= Cannabis in North Carolina =

Cannabis in North Carolina is illegal for any use except for very limited medical usage, though decriminalized for possession of 0.5 ounces or less for individuals with three or fewer misdemeanor convictions.

==Decriminalization (1977)==
In 1977, during a short-lived wave of decriminalization in the country, North Carolina reduced the penalty and decriminalized possession of small amounts of cannabis with 0.5 ounces or less to a maximum of a $200 fine. Possession of less than half an ounce is still a Class 3 misdemeanor, the lowest level of misdemeanor, while possession of up to 1.5 ounces is a Class 1 misdemeanor, and more than 1.5 ounces is a Class I felony (the lowest level of felony).

==Failed medical legalization (2014-2023)==
A medical marijuana bill was introduced in May, 2014, but was killed by the House Committee in March, 2015. Additionally, the House Committee issued an "unfavorable report", which blocks the House from considering bills with medical marijuana components for the next two years. Non-psychoactive cannabis has essentially become legalized, but special seeds of very specific low THC strains (industrial hemp) and licensing must be purchased from the state.

Sen. Bill Rabon reintroduced legislation in 2021, which passed the Senate in 2022 as SB 711, but failed to pass the House. The Senate again passed a medical legalization bill in 2023 as SB 3, but as of July, the House has yet to vote on the legislation, with the Speaker announcing there were no plans to bring it to the floor.

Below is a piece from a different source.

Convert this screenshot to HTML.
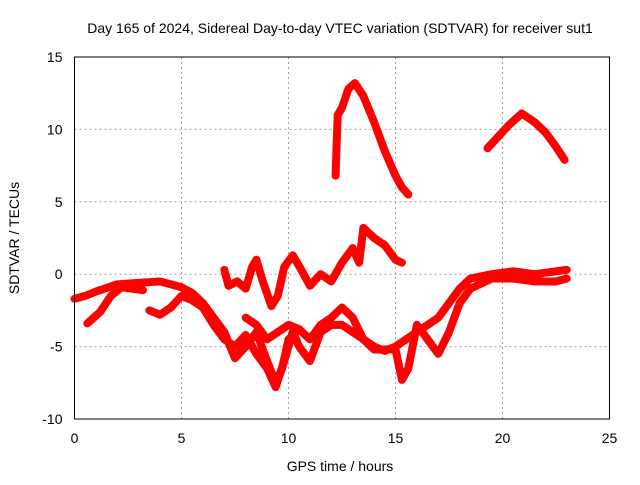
<!DOCTYPE html>
<html><head><meta charset="utf-8"><style>
body{margin:0;background:#fff}
svg{font-family:"Liberation Sans",sans-serif;font-size:14px}
</style></head><body>
<svg id="chart" width="640" height="480" viewBox="0 0 640 480">
<rect width="640" height="480" fill="#fff"/>
<g id="grid"></g><g id="series"></g><g id="axes"></g>
</svg>
<script>
const xTicks=[0,5,10,15,20,25];
const yTicks=[-10,-5,0,5,10,15];
const seriesArc1=[[12.2,6.8],[12.25,9],[12.3,11],[12.5,11.5],[12.8,12.8],[13.1,13.2],[13.5,12.3],[14,10.5],[14.5,8.5],[15,6.8],[15.3,6],[15.6,5.5]];
const seriesArc2=[[19.3,8.7],[19.8,9.5],[20.3,10.3],[20.9,11.1],[21.5,10.5],[22,9.8],[22.5,8.8],[22.9,7.9]];
const seriesMid=[[7,0.3],[7.2,-0.8],[7.6,-0.5],[8,-1],[8.3,0.5],[8.5,1],[8.8,-0.5],[9.2,-2.2],[9.5,-1.5],[9.8,0.5],[10.2,1.3],[10.6,0.3],[11,-0.8],[11.5,0],[12,-0.5],[12.5,0.8],[13,1.8],[13.3,0.8],[13.5,3.2],[14,2.5],[14.5,2],[15,1],[15.3,0.8]];
const seriesMain=[[0,-1.7],[0.5,-1.5],[1,-1.2],[2,-0.7],[3,-0.6],[4,-0.5],[5,-0.9],[5.5,-1.3],[6,-2],[6.5,-3],[7,-4],[7.5,-5.8],[8,-5],[8.5,-4],[9,-6],[9.4,-7.5],[9.7,-6.5],[10,-4.5],[10.5,-3.8],[11,-4.5],[11.5,-3.5],[12,-3],[12.5,-2.3],[13,-3],[13.5,-4.5],[14,-5],[14.5,-5.3],[15,-5],[15.5,-4.5],[16,-4],[16.5,-3.5],[17,-3],[17.5,-2],[18,-1],[18.5,-0.3],[19.5,0],[20.5,0.2],[21.5,0],[22.5,0.2],[23,0.3]];
const seriesEarly=[[0.6,-3.4],[1.2,-2.6],[1.7,-1.5],[2.2,-0.9],[3.2,-1.1]];
const seriesSecond=[[3.5,-2.5],[4,-2.8],[4.5,-2.3],[5,-1.5],[5.5,-1.8],[6,-2.3],[6.5,-3.5],[7,-4.5],[7.5,-5],[8,-4.2],[8.5,-5.5],[9,-6.5],[9.4,-7.8],[9.8,-6],[10.2,-4],[10.5,-5],[11,-6],[11.5,-4],[12,-3.5],[12.5,-3.5],[13,-4],[13.5,-4.5],[14,-5.2],[15,-5.2],[15.3,-7.3],[15.6,-6.5],[16,-3.5],[16.5,-4.5],[17,-5.5],[17.5,-4],[18,-2],[18.5,-1],[19.5,-0.3],[20.5,-0.3],[21.5,-0.5],[22.5,-0.5],[23,-0.3]];
const seriesThird=[[8,-3],[8.5,-3.5],[9,-4.5],[9.5,-4],[10,-3.5],[10.5,-3.8]];
const allSeries=[seriesArc1,seriesArc2,seriesMid,seriesMain,seriesEarly,seriesSecond,seriesThird];
const L=74.5,R=609.5,T=57,B=419;
const xs=v=>L+(v-0)/25*(R-L);
const ys=v=>B-(v+10)/25*(B-T);
const NS="http://www.w3.org/2000/svg";
function mk(t,a,p){const e=document.createElementNS(NS,t);for(const k in a)e.setAttribute(k,a[k]);p.appendChild(e);return e;}
const grid=document.getElementById('grid'),ax=document.getElementById('axes'),sg=document.getElementById('series');
xTicks.forEach(t=>{
 if(t>0&&t<25){const g=mk('line',{x1:xs(t),x2:xs(t),y1:T,y2:B,stroke:'#a0a0a0','stroke-dasharray':'2,3'},grid);
 
 }
 const tx=mk('text',{x:xs(t),y:B+24,'text-anchor':'middle',fill:'#000'},ax);tx.textContent=t;
 
 
});
yTicks.forEach(t=>{
 if(t>-10&&t<15){const g=mk('line',{x1:L,x2:R,y1:ys(t),y2:ys(t),stroke:'#a0a0a0','stroke-dasharray':'2,3'},grid);
 
 }
 const tx=mk('text',{x:L-12,y:ys(t)+5,'text-anchor':'end',fill:'#000'},ax);tx.textContent=t;
 
 
});
const fr=mk('rect',{x:L,y:T,width:R-L,height:B-T,fill:'none',stroke:'#000','stroke-width':1},ax);


allSeries.forEach(s=>{
 const p=mk('polyline',{points:s.map(d=>xs(d[0])+','+ys(d[1])).join(' '),fill:'none',stroke:'#ff0000','stroke-width':8,'stroke-linejoin':'round','stroke-linecap':'round'},sg);
 
 
});
const title=mk('text',{x:340,y:33,'text-anchor':'middle',fill:'#000'},ax);
title.textContent='Day 165 of 2024, Sidereal Day-to-day VTEC variation (SDTVAR) for receiver sut1';


const xl=mk('text',{x:340,y:471,'text-anchor':'middle',fill:'#000'},ax);
xl.textContent='GPS time / hours';


const yl=mk('text',{x:0,y:0,'text-anchor':'middle',fill:'#000',transform:'translate(19,238) rotate(-90)'},ax);
yl.textContent='SDTVAR / TECUs';


</script>
</body></html>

==Legalization of CBD (2015)==
In 2015, Governor Pat McCrory signed into law HB766, allowing those with intractable epilepsy to use CBD oil. His endorsement followed a House vote of 112–22 and Senate vote of 47–0. The law does not establish any infrastructure for which potential patients may legally purchase CBD within the state.

== Eastern Band of Cherokee Indians Referendum (2023) ==

In September 2023, the Eastern Band of Cherokee Indians, whose laws supersede those of North Carolina, voted to legalize cannabis in a ballot measure by a vote of 70% to 30%. While this does not legalize cannabis in all of North Carolina, it makes the Qualla Boundary, the EBCI's land trust, the first location in the state in which cannabis is legal for recreational use—however, cannabis remains illegal under North Carolina law outside of the area. Major media outlets in the state noted the potential for the referendum to impact the entirety of North Carolina as it relates to the issue of cannabis.